Her “offense” took place at an annual protest at the “Western Hemisphere Institute for Security Cooperation”, formerly known as the “School of the Americas,” at Fort Benning, Georgia. This center works to train people from Latin America in techniques that they believe will assist in spreading democratic forms of government across the hemisphere. It is also the site of an annual gathering of people who believe that this organization trains people to oppress the citizens of Latin America, and it is therefore the site of large demonstrations. This Sister has attended more than a few of these demonstrations.
I have never been to one of these demonstrations, but understand that they are very emotionally powerful. A large gathering of people, many carrying crosses, forms a slow-moving funeral procession as the names of those slain in Latin America are read off. In response to each name, the crowd responds “ ¡presente!” (“present” in Spanish.), meaning that they are there, in spirit. It is very orderly, with no one expecting any trouble and everyone honoring the line drawn on the ground beyond which the procession may not proceed. However, this time, our local Sister had other plans. She is an art professor who is used to dealing with the symbolic nature of things, and this time she made herself a symbol. And so, knowing full well what the cost of the gesture would be, she stepped across the line and was immediately arrested.
Good people disagree about what she did. Almost no one disagrees that she broke the law. The line was on the ground, and she crossed it on purpose. Some, including some at our college and several lawyers I know (such as my husband), disagree about whether breaking the law is ever an effective statement. Others disagree on a more basic level, saying that the Institute is truly helping to spread democracy in our hemisphere. Whatever these disagreements might be, the long process of discernment led this one woman to take the radical step, literally, of letting herself be sent to prison in order to further the cause she believes in. I know that I do not have that courage.

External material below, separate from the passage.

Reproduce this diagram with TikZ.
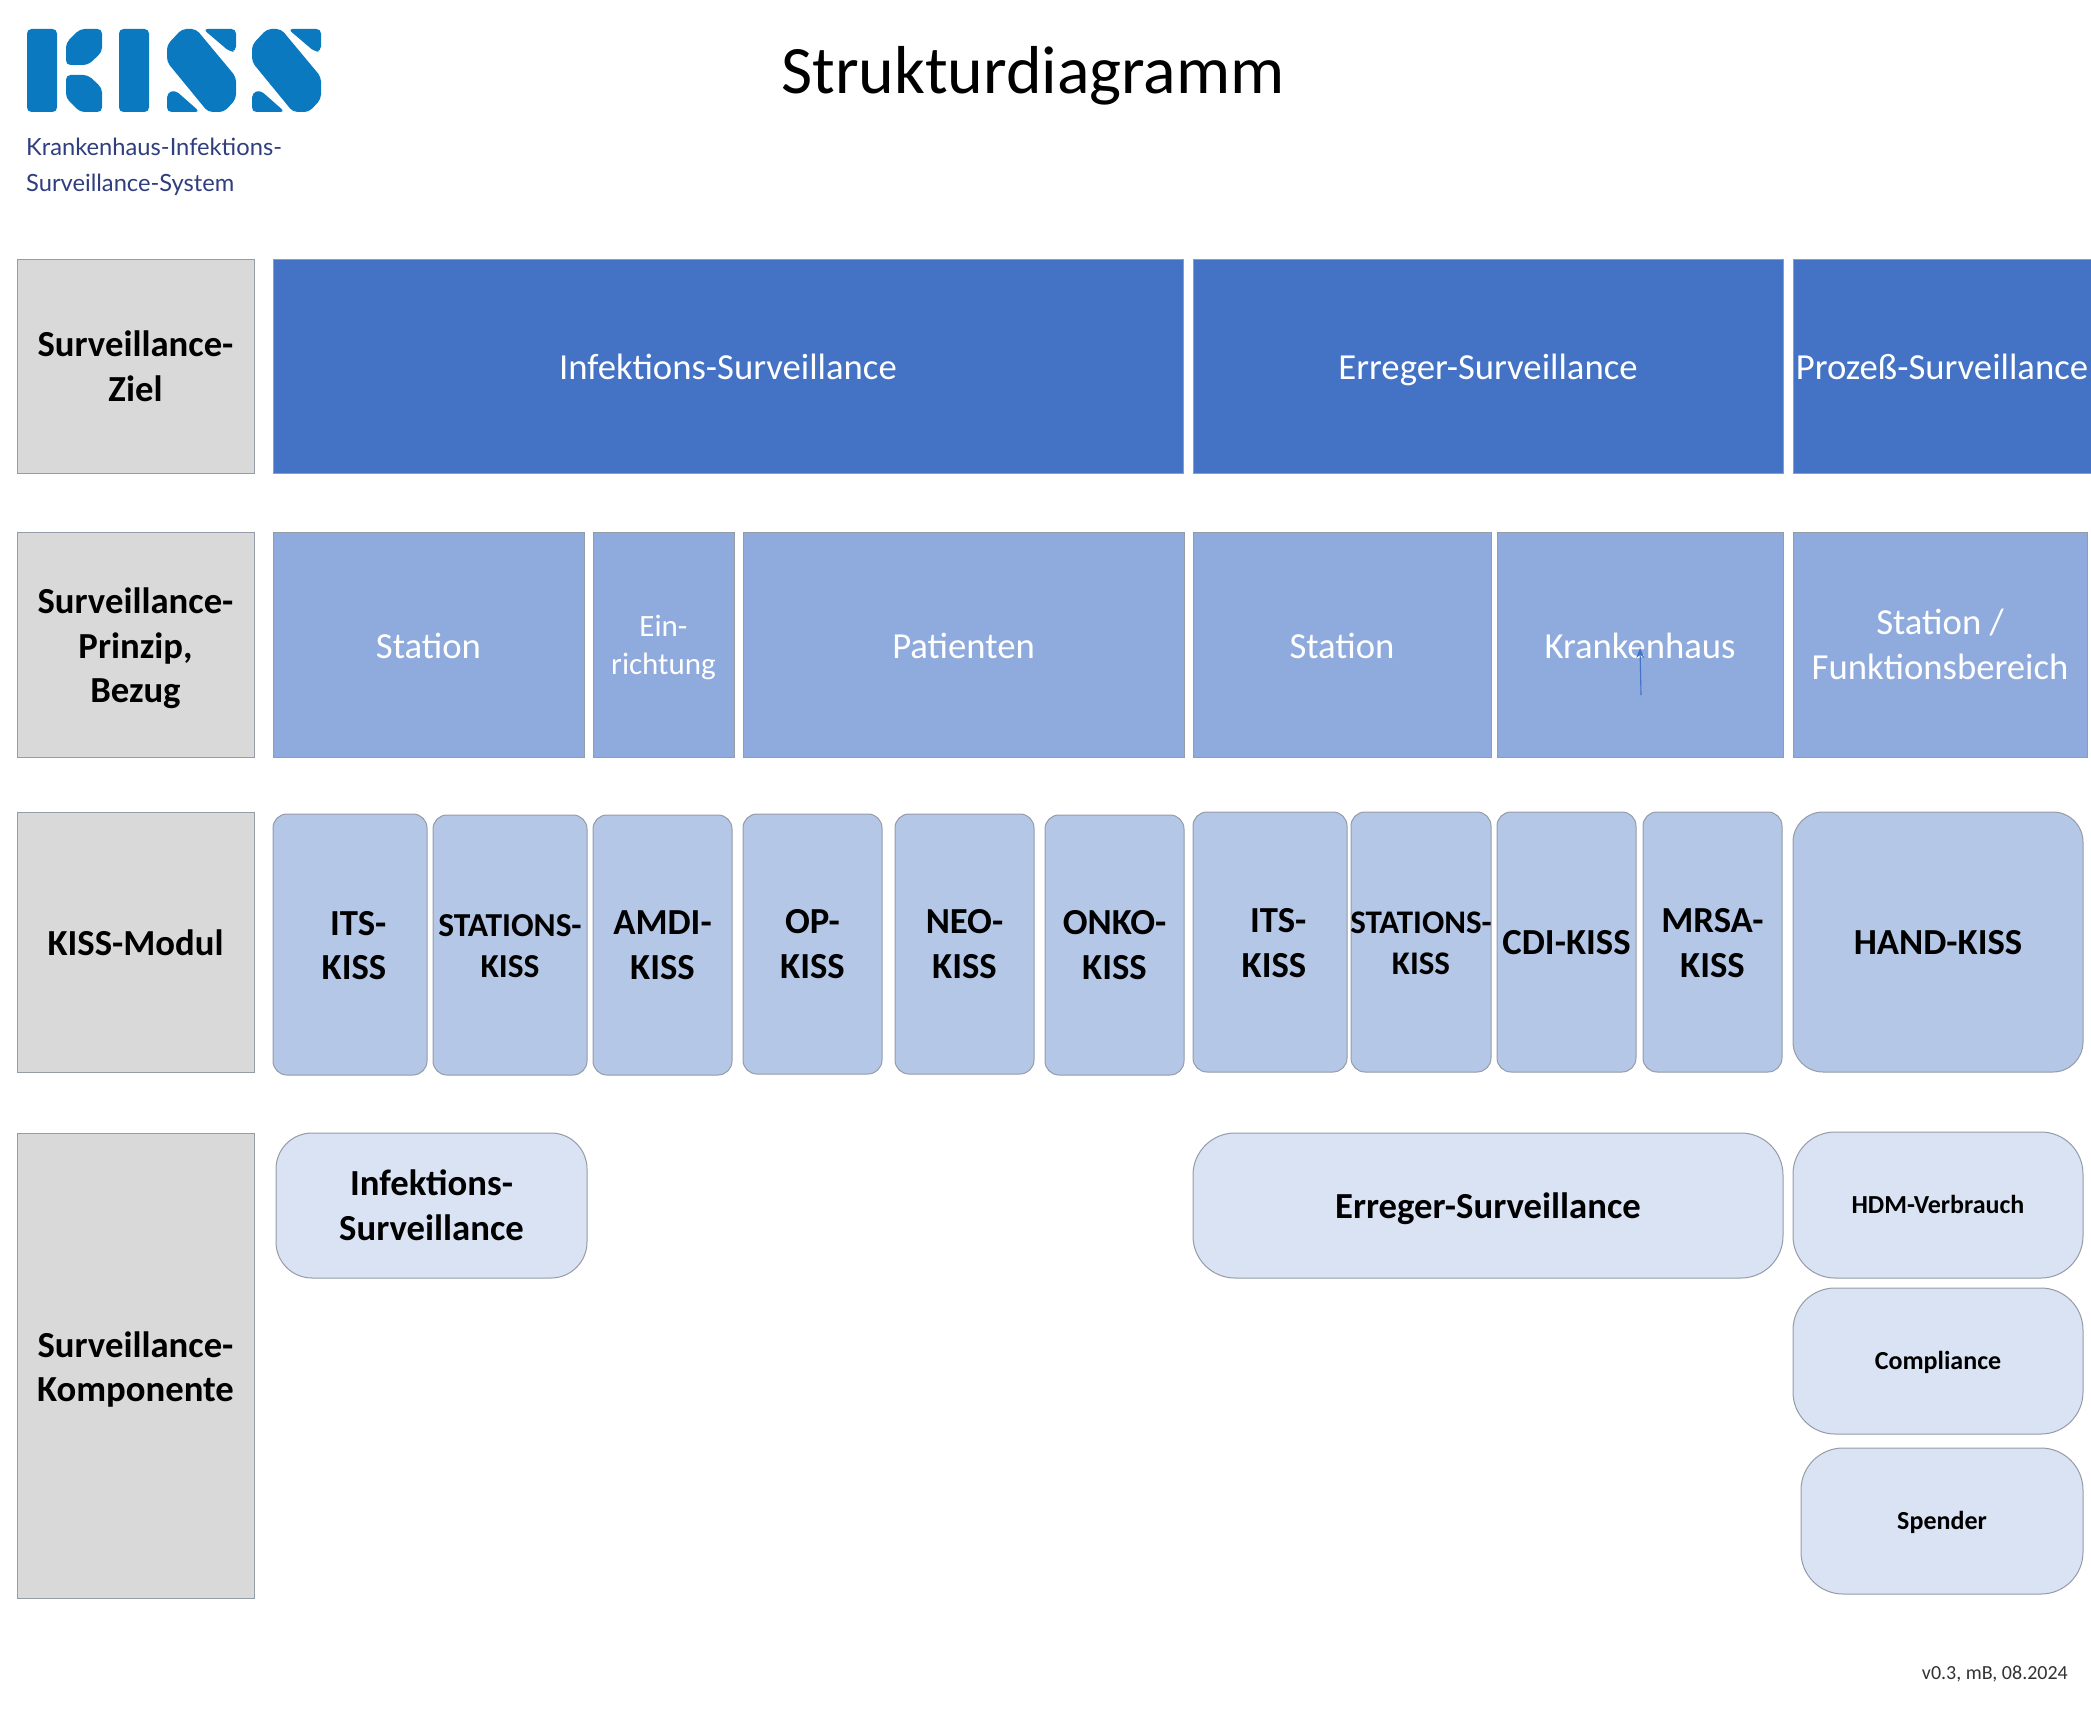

Nor would my parental responsibilities allow me to do so. When I told my daughter about what she had done, my daughter’s response was to ask me if she had any children. “No, she did not”, I was able to answer, as her religious vows prevent her from having any. And yet, I am sure that at a very basic level, she believes her actions will help make the world a better place for all of our children.
Will this radical statement make a difference in the world? I recall a mistake I made in a conversation with my daughter last November 4th, and I am given hope.
My daughter is too young to know much about the institutionalized segregation that was once common and even the law in much of our country, and I found myself explaining it to her last fall. However, as I began to tell her about the horrible things we did to our fellow citizens, I mistakenly said “back when grandma and grandpa were little kids” and then caught myself. “No, it was not when grandma and grandpa were kids- it was when I was a kid!” In only one generation, enough change can take place that a child can now grow up isolated from the racial hatred that was the heritage so many knew for so long. Is this change in attitude due to the punishments that some so willingly subjected themselves to for the sake of their beliefs? I suspect that is was, at least in part, due to such courageous acts of civil disobedience.
What I do know, however, is that in a Federal Women’s Prison in West Virginia, for the last few weeks, a woman normally known for teaching pottery or organizing recycling efforts on campus greeted her jailers each morning at roll call with words and actions that may be best translated as “ ¡presente!.”